[What this task involves]
Look for the line containing "Emit a Python" and the line containing "y_ticks = [0, 2000, 4000, 6000, 8000, 10000, 12000]" in the entries below. Copy those two and all lines between them exactly, leaving out pictures.

Rows from a dataset of charts and code
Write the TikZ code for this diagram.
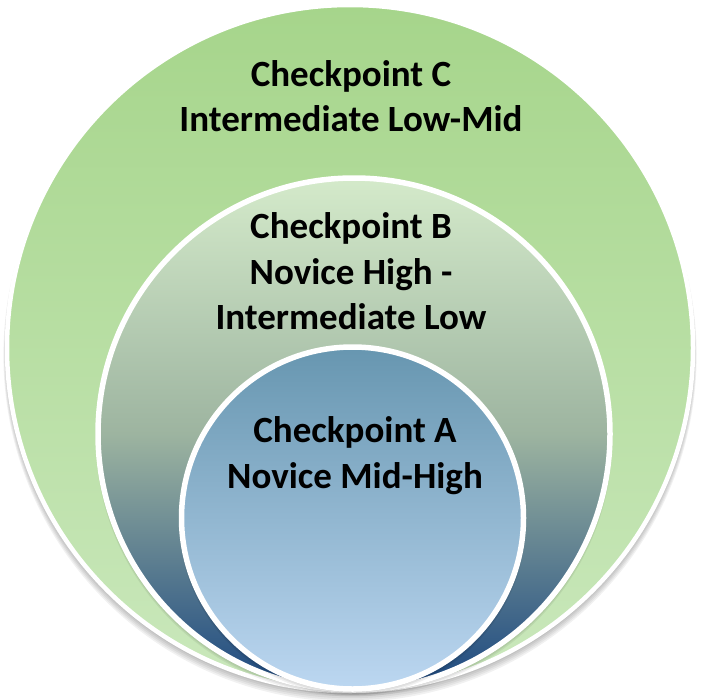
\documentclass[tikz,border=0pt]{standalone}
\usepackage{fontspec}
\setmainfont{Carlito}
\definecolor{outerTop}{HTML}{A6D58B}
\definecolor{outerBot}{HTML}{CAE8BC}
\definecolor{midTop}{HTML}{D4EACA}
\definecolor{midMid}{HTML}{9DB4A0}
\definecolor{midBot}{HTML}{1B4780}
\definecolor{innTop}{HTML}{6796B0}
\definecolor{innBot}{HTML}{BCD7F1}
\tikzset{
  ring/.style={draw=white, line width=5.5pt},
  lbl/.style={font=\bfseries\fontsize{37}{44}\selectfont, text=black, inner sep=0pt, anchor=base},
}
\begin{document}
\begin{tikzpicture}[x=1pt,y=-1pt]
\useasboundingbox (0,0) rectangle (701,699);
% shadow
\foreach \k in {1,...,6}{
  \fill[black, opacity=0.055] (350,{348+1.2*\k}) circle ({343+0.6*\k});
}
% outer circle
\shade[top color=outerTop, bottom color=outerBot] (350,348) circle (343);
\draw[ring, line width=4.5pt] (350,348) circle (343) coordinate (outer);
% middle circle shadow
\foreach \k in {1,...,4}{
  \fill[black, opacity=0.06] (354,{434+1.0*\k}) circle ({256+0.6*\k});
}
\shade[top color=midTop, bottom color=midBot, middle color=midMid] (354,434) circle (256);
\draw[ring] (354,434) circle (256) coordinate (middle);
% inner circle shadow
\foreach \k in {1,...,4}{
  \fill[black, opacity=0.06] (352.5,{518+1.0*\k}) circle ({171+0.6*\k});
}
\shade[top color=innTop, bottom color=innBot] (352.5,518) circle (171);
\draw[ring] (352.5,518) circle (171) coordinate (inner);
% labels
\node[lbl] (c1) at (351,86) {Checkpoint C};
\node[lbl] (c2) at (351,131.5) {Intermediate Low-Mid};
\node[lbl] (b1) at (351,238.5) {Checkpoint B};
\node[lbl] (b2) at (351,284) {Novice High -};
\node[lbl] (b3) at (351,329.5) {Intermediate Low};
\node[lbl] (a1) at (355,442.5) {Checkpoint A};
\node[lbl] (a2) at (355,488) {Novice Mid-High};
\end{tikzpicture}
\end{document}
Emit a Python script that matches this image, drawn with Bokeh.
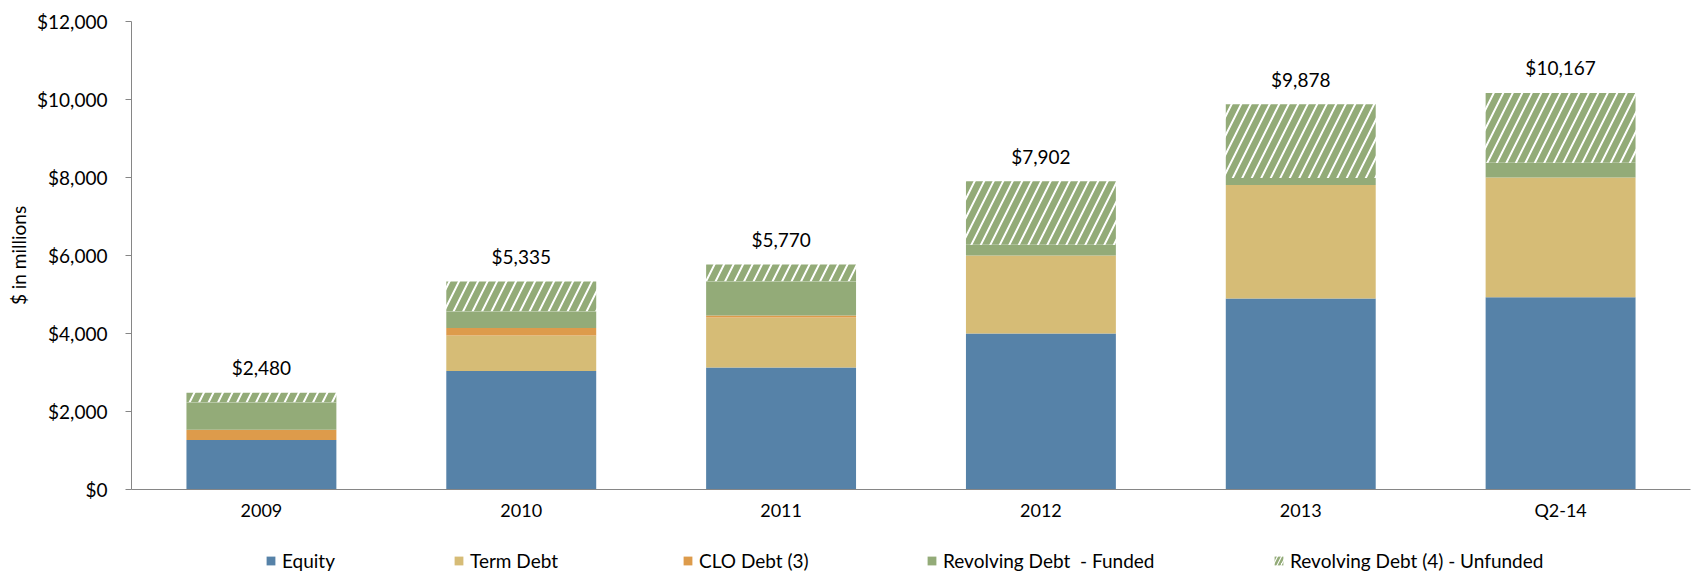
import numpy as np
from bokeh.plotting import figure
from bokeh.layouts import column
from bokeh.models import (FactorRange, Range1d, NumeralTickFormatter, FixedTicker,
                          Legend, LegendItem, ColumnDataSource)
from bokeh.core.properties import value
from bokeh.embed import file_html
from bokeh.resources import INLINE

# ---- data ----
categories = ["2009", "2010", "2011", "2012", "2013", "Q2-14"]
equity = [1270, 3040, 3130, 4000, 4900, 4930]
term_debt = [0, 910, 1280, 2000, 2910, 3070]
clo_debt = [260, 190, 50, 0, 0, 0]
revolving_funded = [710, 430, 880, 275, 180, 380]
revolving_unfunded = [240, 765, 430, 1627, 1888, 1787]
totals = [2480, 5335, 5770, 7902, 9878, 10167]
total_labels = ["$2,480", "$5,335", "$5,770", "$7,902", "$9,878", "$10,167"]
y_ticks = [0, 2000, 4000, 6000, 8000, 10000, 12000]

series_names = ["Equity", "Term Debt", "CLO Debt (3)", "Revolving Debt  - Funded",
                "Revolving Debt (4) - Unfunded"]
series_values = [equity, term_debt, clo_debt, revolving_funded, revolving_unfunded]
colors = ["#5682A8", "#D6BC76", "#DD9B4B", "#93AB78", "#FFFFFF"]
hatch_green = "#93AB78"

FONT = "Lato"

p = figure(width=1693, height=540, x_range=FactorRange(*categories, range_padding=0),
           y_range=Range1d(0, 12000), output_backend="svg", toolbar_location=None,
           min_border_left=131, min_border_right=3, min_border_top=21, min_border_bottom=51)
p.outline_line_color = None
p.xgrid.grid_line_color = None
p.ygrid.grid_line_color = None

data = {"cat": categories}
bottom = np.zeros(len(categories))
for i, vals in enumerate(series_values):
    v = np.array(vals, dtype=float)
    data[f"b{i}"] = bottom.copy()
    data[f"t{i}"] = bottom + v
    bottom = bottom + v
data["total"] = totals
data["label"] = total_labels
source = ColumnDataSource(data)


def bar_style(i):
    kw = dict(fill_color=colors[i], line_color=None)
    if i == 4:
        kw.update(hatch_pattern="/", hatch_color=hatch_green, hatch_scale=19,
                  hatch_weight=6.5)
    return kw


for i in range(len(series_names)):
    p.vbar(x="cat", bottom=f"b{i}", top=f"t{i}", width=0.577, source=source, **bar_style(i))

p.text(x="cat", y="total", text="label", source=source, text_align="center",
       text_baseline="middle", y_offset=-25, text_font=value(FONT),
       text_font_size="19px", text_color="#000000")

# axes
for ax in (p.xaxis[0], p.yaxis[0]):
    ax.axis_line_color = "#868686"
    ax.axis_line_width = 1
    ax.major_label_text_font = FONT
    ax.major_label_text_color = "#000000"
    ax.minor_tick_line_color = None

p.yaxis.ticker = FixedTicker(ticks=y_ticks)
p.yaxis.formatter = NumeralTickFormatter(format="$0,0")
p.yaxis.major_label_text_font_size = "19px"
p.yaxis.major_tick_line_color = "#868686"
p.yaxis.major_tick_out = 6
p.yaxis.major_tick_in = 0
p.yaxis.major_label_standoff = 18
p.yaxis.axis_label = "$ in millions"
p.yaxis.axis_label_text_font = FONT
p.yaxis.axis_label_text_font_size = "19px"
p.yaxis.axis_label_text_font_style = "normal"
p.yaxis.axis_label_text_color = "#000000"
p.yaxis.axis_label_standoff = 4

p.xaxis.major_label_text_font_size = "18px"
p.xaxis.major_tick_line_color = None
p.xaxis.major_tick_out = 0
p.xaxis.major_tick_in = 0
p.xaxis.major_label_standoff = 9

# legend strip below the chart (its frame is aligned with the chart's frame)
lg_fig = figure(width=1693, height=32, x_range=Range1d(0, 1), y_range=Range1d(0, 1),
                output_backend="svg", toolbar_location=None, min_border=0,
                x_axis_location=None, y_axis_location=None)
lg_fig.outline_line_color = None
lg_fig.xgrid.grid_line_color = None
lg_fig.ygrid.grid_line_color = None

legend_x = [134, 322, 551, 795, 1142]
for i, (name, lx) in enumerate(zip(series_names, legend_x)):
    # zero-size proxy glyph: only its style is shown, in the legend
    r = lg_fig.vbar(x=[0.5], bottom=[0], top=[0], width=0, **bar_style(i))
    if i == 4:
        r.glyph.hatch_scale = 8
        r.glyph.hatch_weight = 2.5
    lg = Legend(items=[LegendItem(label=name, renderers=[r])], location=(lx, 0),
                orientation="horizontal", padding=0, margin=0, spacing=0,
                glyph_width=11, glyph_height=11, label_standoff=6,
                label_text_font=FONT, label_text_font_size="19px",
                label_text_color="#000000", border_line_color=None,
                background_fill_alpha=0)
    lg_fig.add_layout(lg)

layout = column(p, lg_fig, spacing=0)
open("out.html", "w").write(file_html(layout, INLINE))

[Response to the task]
Emit a Python script that matches this image, drawn with Bokeh.
import numpy as np
from bokeh.plotting import figure
from bokeh.layouts import column
from bokeh.models import (FactorRange, Range1d, NumeralTickFormatter, FixedTicker,
                          Legend, LegendItem, ColumnDataSource)
from bokeh.core.properties import value
from bokeh.embed import file_html
from bokeh.resources import INLINE

# ---- data ----
categories = ["2009", "2010", "2011", "2012", "2013", "Q2-14"]
equity = [1270, 3040, 3130, 4000, 4900, 4930]
term_debt = [0, 910, 1280, 2000, 2910, 3070]
clo_debt = [260, 190, 50, 0, 0, 0]
revolving_funded = [710, 430, 880, 275, 180, 380]
revolving_unfunded = [240, 765, 430, 1627, 1888, 1787]
totals = [2480, 5335, 5770, 7902, 9878, 10167]
total_labels = ["$2,480", "$5,335", "$5,770", "$7,902", "$9,878", "$10,167"]
y_ticks = [0, 2000, 4000, 6000, 8000, 10000, 12000]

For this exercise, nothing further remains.